Earlier this season, long after Greg didn’t have to push Mike up hills anymore, I thought about how I could use the same move for my wife so I could let her know I had her back and keep a loving connection with her while we ride. I could also use it to help her if needed. Rather than getting antsy if she’s struggling to keep up, I can actively help her keep up. I used the maneuver at the Horsey Hundred when my wife had a few struggles on some of the hills, but we’ve been riding the tandem so much I haven’t had any more opportunities… until the other day when we were out on the gravel bikes because it was too cold for our tandem.
I waited till we were deep into the ride. I helped my wife a couple of times up small hills but decided to modify Greg’s move, too, because I was performing it on my wife. I moved in behind her and placed my hand on her back as we cruised along, just she and I, talking as we rode. I kept my hand on her back so we could have that little connection that let her know I had her back. She exclaimed, “That’s so nice!”
I gave her a little boost every time we came to a hill… but more just so I could rest my hand on her back and have that connection… We talked and laughed about rides past. Being connected was amazing! I don’t know who enjoyed it more, she or I!

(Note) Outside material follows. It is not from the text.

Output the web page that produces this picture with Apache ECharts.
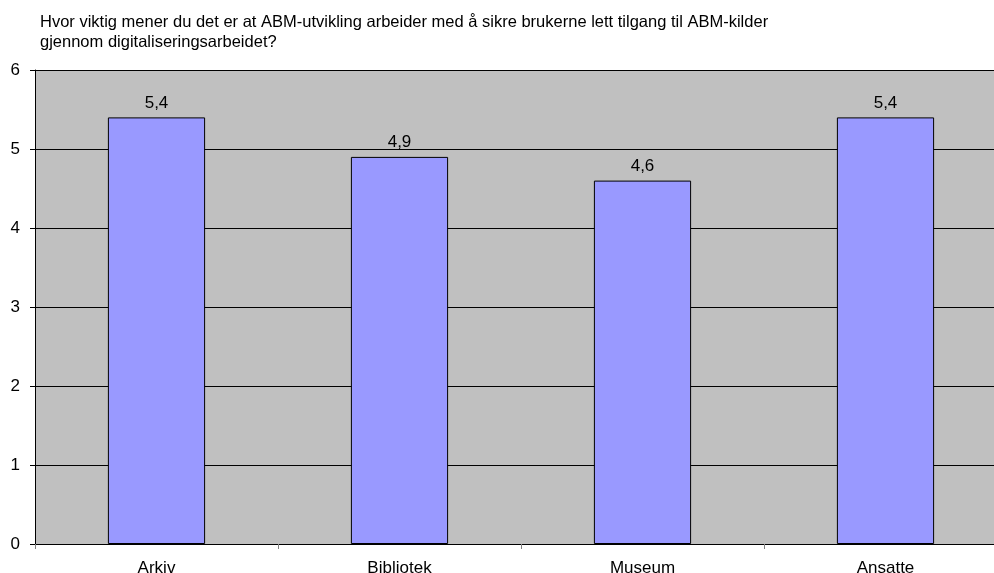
<!DOCTYPE html>
<html><head><meta charset="utf-8">
<script src="https://cdn.jsdelivr.net/npm/echarts@6/dist/echarts.min.js"></script>
<style>html,body{margin:0;padding:0;background:#fff}#wrap{position:relative;width:994px;height:573px;overflow:hidden}#c{position:absolute;left:0;top:0;width:1007px;height:573px}</style>
</head><body><div id="wrap"><div id="c"></div></div>
<script>
const titleLines = ['Hvor viktig mener du det er at ABM-utvikling arbeider med å sikre brukerne lett tilgang til ABM-kilder', 'gjennom digitaliseringsarbeidet?'];
const categories = ['Arkiv', 'Bibliotek', 'Museum', 'Ansatte'];
const values = [5.4, 4.9, 4.6, 5.4];
const yTicks = [0, 1, 2, 3, 4, 5, 6];

const FONT = 'Liberation Sans, Arial, sans-serif';
const chart = echarts.init(document.getElementById('c'));
chart.setOption({
  animation: false,
  title: {
    text: titleLines.join('\n'),
    left: 35, top: 7,
    textStyle: {fontFamily: FONT, fontSize: 16.5, fontWeight: 'normal', color: '#000', lineHeight: 20}
  },
  grid: {left: 35, right: 0, top: 70, bottom: 29, outerBoundsMode: 'none',
    show: true, backgroundColor: '#C0C0C0', borderColor: '#808080', borderWidth: 0},
  xAxis: {
    type: 'category', data: categories,
    axisLine: {lineStyle: {color: '#000', width: 1}},
    axisTick: {show: true, length: 5, lineStyle: {color: '#808080'}},
    axisLabel: {fontFamily: FONT, fontSize: 17, color: '#000', margin: 16},
    splitLine: {show: false}
  },
  yAxis: {
    type: 'value', min: yTicks[0], max: yTicks[yTicks.length - 1], interval: 1,
    axisLine: {show: true, lineStyle: {color: '#000', width: 1}},
    axisTick: {show: true, length: 5, lineStyle: {color: '#000'}},
    axisLabel: {fontFamily: FONT, fontSize: 17, color: '#000', margin: 15},
    splitLine: {show: true, lineStyle: {color: '#000', width: 1}}
  },
  series: [{
    type: 'bar', data: values, barWidth: '40%',
    itemStyle: {color: '#9999FF', borderColor: '#000', borderWidth: 1},
    label: {show: true, position: 'top', distance: 6,
      fontFamily: FONT, fontSize: 17, color: '#000',
      formatter: p => String(p.value).replace('.', ',')}
  }]
});
</script></body></html>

I can tell you this, I’ll never look at riding bikes with my wife the same again. On a tandem or on single bikes. In fact, my wife brought up riding with my hand on her back last night. She didn’t mention much about the help up the hills, but she loved when I rode with my hand on her back to let her know I was there for her. She beamed about that!
If you’re out riding with your spouse and they’re struggling a little bit, Jenkinson them up the hills and watch her/him light up. Then, while you’re riding down the road, rest your hand on your partner’s back to let them know you love them and you’re right there. I’d be willing to bet you’ll never look at riding with your partner the same. I won’t.
Thanks, Greg. I appreciate you, brother.